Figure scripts

** BEGIN **

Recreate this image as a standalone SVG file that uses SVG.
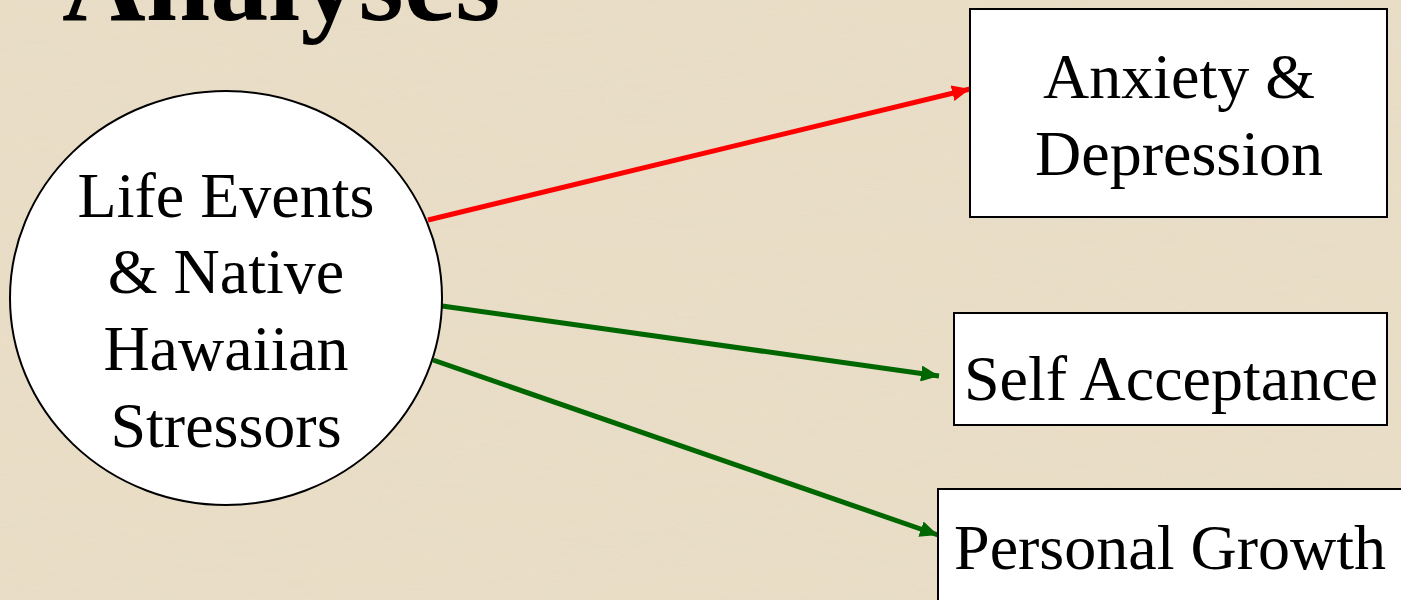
<svg xmlns="http://www.w3.org/2000/svg" width="1401" height="600" viewBox="0 0 1401 600">
<style>
.t{font-family:"Liberation Serif","Times New Roman",serif;font-size:64px;fill:#000;text-anchor:middle}
.title{font-family:"Liberation Serif","Times New Roman",serif;font-size:116px;font-weight:bold;fill:#000}
.box{fill:#fff;stroke:#000;stroke-width:2}
.red{stroke:#ff0000;stroke-width:5;fill:none}
.grn{stroke:#006600;stroke-width:5;fill:none}
</style>
<defs>
<marker id="ar" markerUnits="userSpaceOnUse" markerWidth="20" markerHeight="16" refX="18" refY="8" orient="auto">
<path d="M0,0 L18,8 L0,16 Z" fill="#ff0000"/>
</marker>
<marker id="ag" markerUnits="userSpaceOnUse" markerWidth="20" markerHeight="16" refX="18" refY="8" orient="auto">
<path d="M0,0 L18,8 L0,16 Z" fill="#006600"/>
</marker>
<filter id="tex" x="0" y="0" width="100%" height="100%">
<feTurbulence type="fractalNoise" baseFrequency="0.004 0.03" numOctaves="4" seed="7" result="n"/>
<feColorMatrix in="n" type="matrix" values="0 0 0 0 0.80  0 0 0 0 0.72  0 0 0 0 0.58  0 0 0 1.2 -0.35"/>
</filter>
</defs>
<rect x="0" y="0" width="1401" height="600" fill="#e9ddc6"/>
<rect x="0" y="0" width="1401" height="600" filter="url(#tex)" opacity="0.8"/>
<text class="title" x="62" y="20">Analyses</text>
<g id="connectors">
<line class="red" x1="428" y1="220" x2="970" y2="89" marker-end="url(#ar)"/>
<line class="grn" x1="442" y1="306" x2="939" y2="376" marker-end="url(#ag)"/>
<line class="grn" x1="433" y1="360" x2="938" y2="535" marker-end="url(#ag)"/>
</g>
<g id="node-stressors">
<ellipse cx="226" cy="298" rx="216" ry="207" fill="#fff" stroke="#000" stroke-width="2"/>
<text class="t" x="226" y="217">Life Events</text>
<text class="t" x="226" y="293">&amp; Native</text>
<text class="t" x="226" y="370">Hawaiian</text>
<text class="t" x="226" y="447">Stressors</text>
</g>
<g id="node-anxiety">
<rect class="box" x="970" y="9" width="417" height="208"/>
<text class="t" x="1179" y="98">Anxiety &amp;</text>
<text class="t" x="1179" y="175">Depression</text>
</g>
<g id="node-self">
<rect class="box" x="954" y="313" width="433" height="112"/>
<text class="t" x="1171" y="400">Self Acceptance</text>
</g>
<g id="node-growth">
<rect class="box" x="938" y="489" width="465" height="130"/>
<text class="t" x="1170" y="569">Personal Growth</text>
</g>
</svg>
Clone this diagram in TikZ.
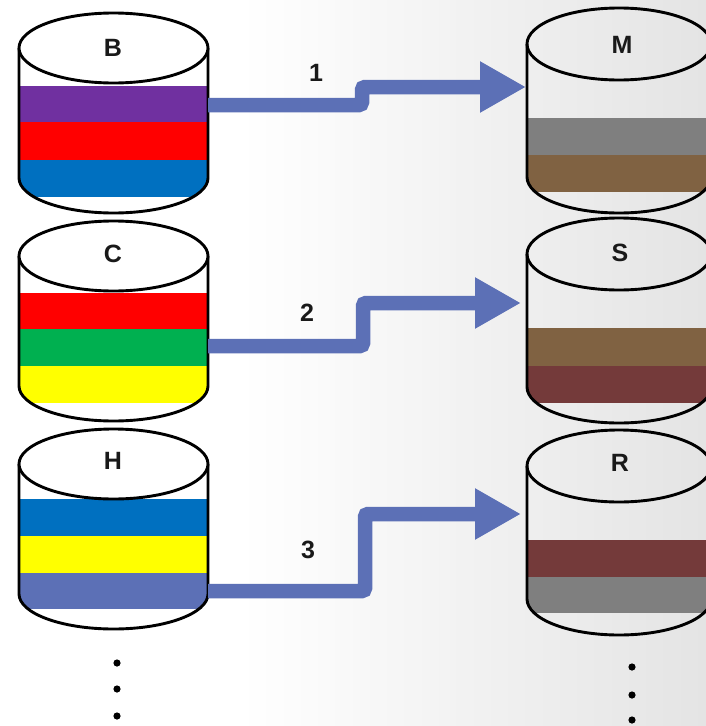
\documentclass[tikz,border=0pt]{standalone}
\usepackage{fontspec}
\setmainfont{Liberation Sans}
\usetikzlibrary{arrows.meta}
\definecolor{cpurple}{HTML}{7030A0}
\definecolor{cred}{HTML}{FF0000}
\definecolor{cblue}{HTML}{0070C0}
\definecolor{cgreen}{HTML}{00B050}
\definecolor{cyellow}{HTML}{FFFF00}
\definecolor{carrow}{RGB}{92,112,182}
\definecolor{cgray}{HTML}{7F7F7F}
\definecolor{cbrown}{RGB}{128,98,66}
\definecolor{cmaroon}{RGB}{116,58,58}
\definecolor{bgright}{RGB}{228,228,228}
% #1 cx, #2 top, #3 rx, #4 ry, #5 height
\newcommand\cylbodypath[5]{({#1-#3},{#2+#4}) -- ({#1-#3},{#2+#5-#4}) arc[start angle=180,end angle=360,x radius=#3pt,y radius=#4pt] -- ({#1+#3},{#2+#4}) -- cycle}
\newcommand\cylfill[6]{\fill[#6] \cylbodypath{#1}{#2}{#3}{#4}{#5};}
\newcommand\cyloutline[6]{%
  \draw[cylline] ({#1-#3},{#2+#4}) -- ({#1-#3},{#2+#5-#4}) arc[start angle=180,end angle=360,x radius=#3pt,y radius=#4pt] -- ({#1+#3},{#2+#4});
  \draw[cylline,#6] (#1,{#2+#4}) ellipse [x radius=#3pt, y radius=#4pt];}
\newcommand\cylband[8]{% cx top rx ry h, color, y1, y2
  \begin{scope}\clip \cylbodypath{#1}{#2}{#3}{#4}{#5};
  \fill[#6] ({#1-#3-5},#7) rectangle ({#1+#3+5},#8);\end{scope}}
\tikzset{
  cylline/.style={draw=black,line width=2.9pt},
  lbl/.style={font=\fontsize{25}{28}\selectfont\bfseries,text=black!90,inner sep=0pt},
  flow/.style={draw=carrow,line width=14.5pt,rounded corners=3pt,-{Triangle[length=46pt,width=48pt]}},
  dot/.style={fill=black}
}
\begin{document}
\begin{tikzpicture}[x=1pt,y=-1pt]
\useasboundingbox (0,0) rectangle (706,726);
\clip (0,0) rectangle (706,726);
\fill[white] (0,0) rectangle (706,726);
\shade[left color=white,right color=bgright] (240,0) rectangle (706,726);

% ---- left cylinders ----
% B
\cylfill{113.5}{13}{94.5}{35}{200}{white}
\cylband{113.5}{13}{94.5}{35}{200}{cpurple}{86}{122}
\cylband{113.5}{13}{94.5}{35}{200}{cred}{122}{160}
\cylband{113.5}{13}{94.5}{35}{200}{cblue}{160}{197}
\cyloutline{113.5}{13}{94.5}{35}{200}{fill=white}
% C
\cylfill{113.5}{221}{94.5}{35}{200}{white}
\cylband{113.5}{221}{94.5}{35}{200}{cred}{293}{329}
\cylband{113.5}{221}{94.5}{35}{200}{cgreen}{329}{366}
\cylband{113.5}{221}{94.5}{35}{200}{cyellow}{366}{403}
\cyloutline{113.5}{221}{94.5}{35}{200}{fill=white}
% H
\cylfill{113.5}{429}{94.5}{35}{200}{white}
\cylband{113.5}{429}{94.5}{35}{200}{cblue}{499}{536}
\cylband{113.5}{429}{94.5}{35}{200}{cyellow}{536}{573}
\cylband{113.5}{429}{94.5}{35}{200}{carrow}{573}{609}
\cyloutline{113.5}{429}{94.5}{35}{200}{fill=white}

% ---- right cylinders ----
% M
\cylband{619}{8}{92}{36}{205}{cgray}{118}{155}
\cylband{619}{8}{92}{36}{205}{cbrown}{155}{192}
\cyloutline{619}{8}{92}{36}{205}{}
% S
\cylband{619}{218}{92}{36}{205}{cbrown}{328}{366}
\cylband{619}{218}{92}{36}{205}{cmaroon}{366}{403}
\cyloutline{619}{218}{92}{36}{205}{}
% R
\cylband{619}{430}{92}{36}{205}{cmaroon}{540}{577}
\cylband{619}{430}{92}{36}{205}{cgray}{577}{613}
\cyloutline{619}{430}{92}{36}{205}{}

% ---- labels ----
\node[lbl] (B) at (113,48) {B};
\node[lbl] (C) at (113,254) {C};
\node[lbl] (H) at (113,461) {H};
\node[lbl] (M) at (622,45) {M};
\node[lbl] (S) at (620,253) {S};
\node[lbl] (R) at (620,463) {R};

% ---- connectors ----
\coordinate (Bout) at (208,105);
\coordinate (Min) at (526,87);
\coordinate (Cout) at (208,346);
\coordinate (Sin) at (521,303);
\coordinate (Hout) at (208,591);
\coordinate (Rin) at (521,514);
\draw[flow] (Bout) -- ++(154,0) |- (Min);
\draw[flow] (Cout) -- ++(155,0) |- (Sin);
\draw[flow] (Hout) -- ++(157,0) |- (Rin);

\node[lbl] (n1) at (316,73) {1};
\node[lbl] (n2) at (307,313) {2};
\node[lbl] (n3) at (308,550) {3};

% ---- dots ----
\fill[dot] (117,663) circle[radius=3.6pt];
\fill[dot] (117,689) circle[radius=3.6pt];
\fill[dot] (117,716) circle[radius=3.6pt];
\fill[dot] (632,667) circle[radius=3.6pt];
\fill[dot] (632,695) circle[radius=3.6pt];
\fill[dot] (632,720) circle[radius=3.6pt];
\end{tikzpicture}
\end{document}
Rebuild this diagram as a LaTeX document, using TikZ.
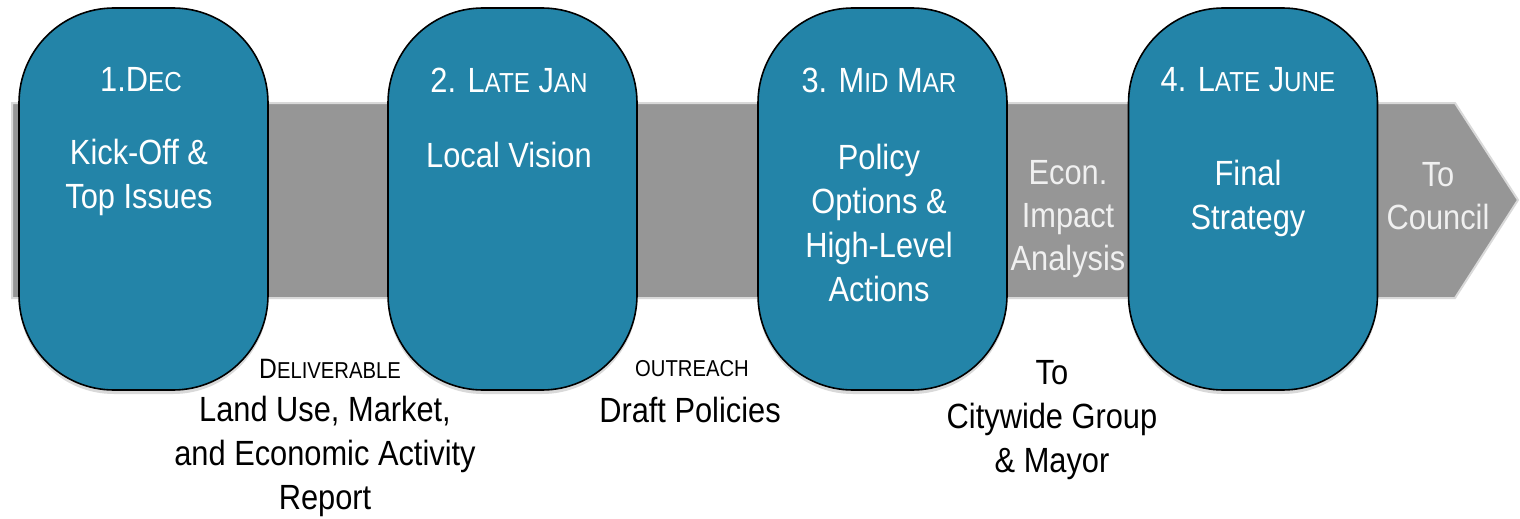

** END **

Problem> Take every line from the records above that has the word "standalone" and copy it.

Answer in full>
Recreate this image as a standalone SVG file that uses SVG.
\documentclass[tikz,border=0pt]{standalone}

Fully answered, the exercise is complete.